The lawyer for two Ahwatukee Lakes homeowners last week urged a judge to impose financial sanctions on golf course owner ALCR to pay for a special master to ensure that another judge’s order to restore the 101-acre site was properly followed.
Attorney Tim Barnes told Superior Court Judge Sara Agne in a brief that ALCR and principal Wilson Gee’s strategy has been to “tiptoe, dodge, ignore and obscure” an order to restore the 18-hole executive course and “undercut the rulings of this court and the rights of the benefitted persons” – namely homeowners.
“The evidence shows the plan in operation remains Wilson Gee’s plan to ultimately find a path to development, first outlined in 2008, and to tiptoe around court; and when stopped, preserve the possibility for later development. The will and rights of benefitted persons be damned,” Barnes wrote in his closing argument to Agne.
Barnes wants Agne to find ALCR in violation of the at least the first of three deadlines set last November by Superior Court Judge Theodore Campagnolo after he found Gee in contempt of court for failing to follow another judge’s 2018 order to restore the course.
Gee closed the course in 2013, saying it never made a profit in any year since he bought it in 2006. In 2014, residents Linda Swain and Eileen Breslin sued Gee, setting off the seven-year legal battle.
Campagnolo imposed three deadlines in his contempt ruling along with penalties for failing to meet them: Gee had to complete a design for restoration by May 2021 or pay $500,000 and then another $1 million if work did not begin by September 2021 and another $2 million if the course was not open for play by next September.
Gee and his top aide, Terry Duggan have testified that nine holes will be open by the end of this month.
Barnes’ brief will be followed by a written closing from ALCR attorney Daniel Maynard by Nov. 12. Barnes will then have the final say by submitting a rebuttal.

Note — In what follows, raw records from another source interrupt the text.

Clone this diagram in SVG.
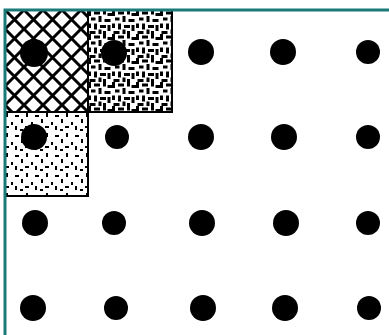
<svg xmlns="http://www.w3.org/2000/svg" width="389" height="335" viewBox="0 0 389 335">
  <style>
    .dot { fill: #000; }
    .frame { stroke: #1b7a78; stroke-width: 3; fill: none; }
    .edge { stroke: #000; stroke-width: 2; fill: none; }
  </style>
  <defs>
    <pattern id="cross" patternUnits="userSpaceOnUse" width="19" height="19" x="5" y="10">
      <rect width="19" height="19" fill="#fff"/>
      <path d="M-2,2 L2,-2 M0,19 L19,0 M17,21 L21,17 M-2,17 L2,21 M0,0 L19,19 M17,-2 L21,2" stroke="#000" stroke-width="3"/>
    </pattern>
    <pattern id="dense" patternUnits="userSpaceOnUse" width="24" height="24" x="88" y="10" patternTransform="scale(1)">
      <rect width="24" height="24" fill="#fff"/>
      <g fill="#000" transform="scale(1.5)">
        <rect x="0" y="0" width="2" height="4"/>
        <rect x="4" y="1" width="4" height="2"/>
        <rect x="10" y="0" width="2" height="3"/>
        <rect x="13" y="2" width="3" height="2"/>
        <rect x="2" y="5" width="3" height="2"/>
        <rect x="7" y="4" width="2" height="4"/>
        <rect x="11" y="6" width="4" height="2"/>
        <rect x="0" y="9" width="2" height="3"/>
        <rect x="4" y="9" width="2" height="4"/>
        <rect x="8" y="10" width="4" height="2"/>
        <rect x="13" y="10" width="2" height="4"/>
        <rect x="1" y="14" width="4" height="2"/>
        <rect x="7" y="13" width="2" height="3"/>
        <rect x="10" y="14" width="2" height="2"/>
      </g>
    </pattern>
    <pattern id="sparse" patternUnits="userSpaceOnUse" width="20" height="20" x="5" y="112">
      <rect width="20" height="20" fill="#fff"/>
      <g fill="#000">
        <rect x="1" y="1" width="2" height="4"/>
        <rect x="10" y="3" width="4" height="2"/>
        <rect x="16" y="7" width="2" height="4"/>
        <rect x="6" y="10" width="2" height="3"/>
        <rect x="0" y="14" width="4" height="2"/>
        <rect x="10" y="14" width="2" height="4"/>
        <rect x="15" y="17" width="3" height="2"/>
      </g>
    </pattern>
  </defs>

  <rect width="389" height="335" fill="#fff"/>

  <g id="tile-crosshatch">
    <rect x="5" y="10" width="83" height="102" fill="url(#cross)"/>
  </g>
  <g id="tile-dense">
    <rect x="88" y="10" width="84" height="102" fill="url(#dense)"/>
  </g>
  <g id="tile-sparse">
    <rect x="5" y="112" width="83" height="84" fill="url(#sparse)"/>
  </g>

  <g id="tile-edges">
    <path class="edge" d="M5,112 H172 V10 M88,10 V196 H5"/>
  </g>

  <g id="dots">
    <circle class="dot" cx="34" cy="53" r="14"/>
    <circle class="dot" cx="114" cy="53" r="13"/>
    <circle class="dot" cx="201" cy="52" r="13"/>
    <circle class="dot" cx="283" cy="52" r="13"/>
    <circle class="dot" cx="368" cy="52" r="12"/>

    <circle class="dot" cx="34" cy="137" r="13"/>
    <circle class="dot" cx="117" cy="137" r="12"/>
    <circle class="dot" cx="201" cy="137" r="13"/>
    <circle class="dot" cx="284" cy="137" r="13"/>
    <circle class="dot" cx="368" cy="137" r="12"/>

    <circle class="dot" cx="35" cy="223" r="13"/>
    <circle class="dot" cx="114" cy="223" r="12"/>
    <circle class="dot" cx="202" cy="223" r="13"/>
    <circle class="dot" cx="286" cy="223" r="13"/>
    <circle class="dot" cx="368" cy="223" r="12"/>

    <circle class="dot" cx="33" cy="308" r="13"/>
    <circle class="dot" cx="116" cy="308" r="12"/>
    <circle class="dot" cx="203" cy="308" r="13"/>
    <circle class="dot" cx="285" cy="308" r="13"/>
    <circle class="dot" cx="369" cy="308" r="12"/>
  </g>

  <g id="frame">
    <path class="frame" d="M5,335 V10 H389"/>
  </g>
</svg>
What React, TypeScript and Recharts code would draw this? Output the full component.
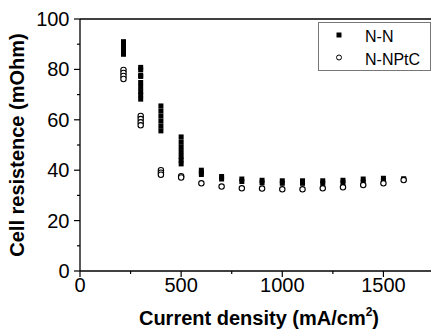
import React from "react";
import { ScatterChart, Scatter, XAxis, YAxis, Legend, Label, ReferenceLine } from "recharts";

// current density steps (mA/cm2)
const currentDensity = [215, 300, 400, 500, 600, 700, 800, 900, 1000, 1100, 1200, 1300, 1400, 1500, 1600];

// N-N cell resistance readings at each current step (mOhm)
const nnResistance = [
  [91, 89.7, 88.4, 87.2, 86],
  [80.8, 79.8, 77.6, 77.2, 74.8, 73.0, 71.2, 69.8, 68.2],
  [65.5, 63.5, 61.5, 59.5, 57.5, 55.6],
  [53.2, 51.2, 49.3, 47.4, 45.5, 44, 42.5],
  [40, 39, 38.3],
  [37.5, 36.5],
  [36.5, 35.5],
  [36, 35],
  [35.8, 34.8],
  [35.8, 34.8],
  [35.8, 34.8],
  [36, 35],
  [36.5, 35.3],
  [36.8, 35.8],
  [36.6, 36.3],
];

// N-NPtC cell resistance readings (mOhm)
const ptcResistance = [
  [79.8, 78.6, 77.4, 76.2],
  [61.5, 60.3, 59, 57.8],
  [40, 39, 38.2],
  [37.6, 37.1],
  [34.8],
  [33.5],
  [32.8],
  [32.7],
  [32.4],
  [32.4],
  [32.8],
  [33.2],
  [34.1],
  [34.8],
  [36.1],
];

const xTicks = [0, 250, 500, 750, 1000, 1250, 1500];
const yTicks = [0, 10, 20, 30, 40, 50, 60, 70, 80, 90, 100];

const FONT = "'Liberation Sans', Arial, sans-serif";

const toPoints = (runs: number[][]) =>
  runs.flatMap((vals, i) => vals.map((y) => ({ x: currentDensity[i], y })));

const nnData = toPoints(nnResistance);
const ptcData = toPoints(ptcResistance);

const SquareDot = (props: any) => {
  const { cx, cy } = props;
  return <rect x={cx - 2.5} y={cy - 2.5} width={5} height={5} fill="#000" />;
};

const OpenDot = (props: any) => {
  const { cx, cy } = props;
  return <circle cx={cx} cy={cy} r={2.7} fill="#fff" stroke="#000" strokeWidth={1.1} />;
};

const XTick = (props: any) => {
  const { x, y, payload } = props;
  const major = payload.value % 500 === 0;
  return (
    <g>
      <line x1={x} y1={y} x2={x} y2={y + (major ? 6 : 3)} stroke="#000" strokeWidth={1.2} />
      {major && (
        <text x={x} y={y + 21} textAnchor="middle" fontSize={20} fontFamily={FONT} fill="#000">
          {payload.value}
        </text>
      )}
    </g>
  );
};

const YTick = (props: any) => {
  const { x, y, payload } = props;
  const major = payload.value % 20 === 0;
  return (
    <g>
      <line x1={x} y1={y} x2={x - (major ? 6 : 3)} y2={y} stroke="#000" strokeWidth={1.2} />
      {major && (
        <text x={x - 10.5} y={y + 7} textAnchor="end" fontSize={20} fontFamily={FONT} fill="#000">
          {payload.value}
        </text>
      )}
    </g>
  );
};

const XTitle = (props: any) => {
  const { viewBox } = props;
  const cx = viewBox.x + viewBox.width / 2 + 2;
  return (
    <text x={cx} y={viewBox.y + 54} textAnchor="middle" fontSize={20} fontWeight="bold" fontFamily={FONT} fill="#000">
      Current density (mA/cm
      <tspan fontSize={12} dy={-9}>2</tspan>
      <tspan dy={9}>)</tspan>
    </text>
  );
};

const YTitle = (props: any) => {
  const { viewBox } = props;
  const cy = viewBox.y + viewBox.height / 2;
  return (
    <text
      x={24}
      y={cy}
      transform={`rotate(-90, 24, ${cy})`}
      textAnchor="middle"
      fontSize={20}
      fontWeight="bold"
      fontFamily={FONT}
      fill="#000"
    >
      Cell resistence (mOhm)
    </text>
  );
};

const renderLegend = () => (
  <svg width={113} height={49} style={{ display: "block" }}>
    <rect x={0.5} y={0.5} width={112} height={48} fill="#fff" stroke="#777" />
    <rect x={18.5} y={10.5} width={5} height={5} fill="#000" />
    <text x={47} y={20} fontSize={16} fontFamily={FONT} fill="#000">N-N</text>
    <circle cx={21} cy={35.5} r={2.5} fill="#fff" stroke="#000" strokeWidth={1} />
    <text x={47} y={42.5} fontSize={16} fontFamily={FONT} fill="#000">N-NPtC</text>
  </svg>
);

export default function App() {
  return (
    <div style={{ position: "absolute", left: 0, top: 0, width: 431, height: 331, overflow: "hidden", background: "#fff" }}>
      <ScatterChart width={440} height={331} margin={{ top: 19, right: 6, left: 0, bottom: 0 }}>
        <XAxis
          type="number"
          dataKey="x"
          domain={[0, 1750]}
          ticks={xTicks}
          interval={0}
          tick={<XTick />}
          tickSize={0}
          tickMargin={0}
          tickLine={false}
          axisLine={{ stroke: "#000", strokeWidth: 1.3 }}
          height={60}
          allowDataOverflow
        >
          <Label content={<XTitle />} />
        </XAxis>
        <YAxis
          type="number"
          dataKey="y"
          domain={[0, 100]}
          ticks={yTicks}
          interval={0}
          tick={<YTick />}
          tickSize={0}
          tickMargin={0}
          tickLine={false}
          axisLine={{ stroke: "#000", strokeWidth: 1.3 }}
          width={80}
        >
          <Label content={<YTitle />} />
        </YAxis>
        <ReferenceLine y={100} stroke="#000" strokeWidth={1.3} />
        <Legend
          layout="horizontal"
          align="center"
          verticalAlign="middle"
          content={renderLegend}
          wrapperStyle={{ position: "absolute", left: 318, top: 22, width: 113, height: 49 }}
        />
        <Scatter name="N-N" data={nnData} shape={<SquareDot />} isAnimationActive={false} />
        <Scatter name="N-NPtC" data={ptcData} shape={<OpenDot />} isAnimationActive={false} />
      </ScatterChart>
    </div>
  );
}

Barnes ripped ALCR on numerous points of its restoration, starting with its failure to submit a detailed plan for the course’s revival and a budget showing it would be spending $794,787 – far less than the $5 million to $6 million or $12 million that two golf course experts have testified a full restoration would cost.
“A glance at the ALCR budget reflects ALCR’s assertion it was following a written restoration plan is nothing more than a poor attempt to mislead the Court,” Barnes stated.
In a related filing to counter Maynard’s request that Agne not consider those two estimates because he had not had the chance to cross-examine the experts and because “conditions had changed,” Barnes wrote:
“As to the conditions changing, the only change is that the golf course has continued to dissipate over four more years. If anything, the cost of restoration might have gone up, certainly not down.”
In his closing brief, Barnes briefly recounted Gee’s handling of the course and how he had wanted to sell it to a home builder at a significant profit.
“Mr. Gee’s plan literally devastated the golf course, drained the lakes, destroyed hundreds of trees, wildlife, birds, flora and fish; and reduced the value of neighboring homes in which older persons had invested to ensure a secure retirement,” Barnes wrote.
“Plaintiffs and benefitted persons are now entitled to the imposition of sanctions which can be used for…the appointment of a special master to force the golf course restoration to the required standard,” he added.
He characterized ALCR’s budget as “a fly-by-the-seat-of-the-pants plan” with “no directions to be followed or specifications (precise or otherwise) to be met” and said it would not restore “the utterly desecrated property that was once the jewel golf course on which the Arizona Golf Association held its annual Short Course Championships.”
“ALCR’s plan is to simply grow grass on the golf course and call it restored without any preparatory work to address the deteriorated condition of the golf course surface,” Barnes also wrote.
He ripped key aspects of the restoration work that both Gee and Duggan had discussed on the witness stand in three days of testimony before Agne.
Those aspects included Gee’s plan to use the other nine holes that won’t open till next year for part-time use as a golf academy for young people and others new to the game. Barnes noted ALCR had no experience in running a golf academy.
Barnes also ripped ALCR’s failure to fill all the lakes on the site, its plan to use basically a construction trailer as a clubhouse, its failure to restore bunkers and its intention to not rent golf karts.
All these matters, Barnes said, reflect Gee’s intention to keep use of the course low so that he can sell it to a home builder down the road.
“In fact, there is simply no reasonable comparison between what ALCR is intending to spend on restoring the golf course and what, at trial, the golf course restoration experts testified would be necessary to restore the golf course,” Barnes wrote.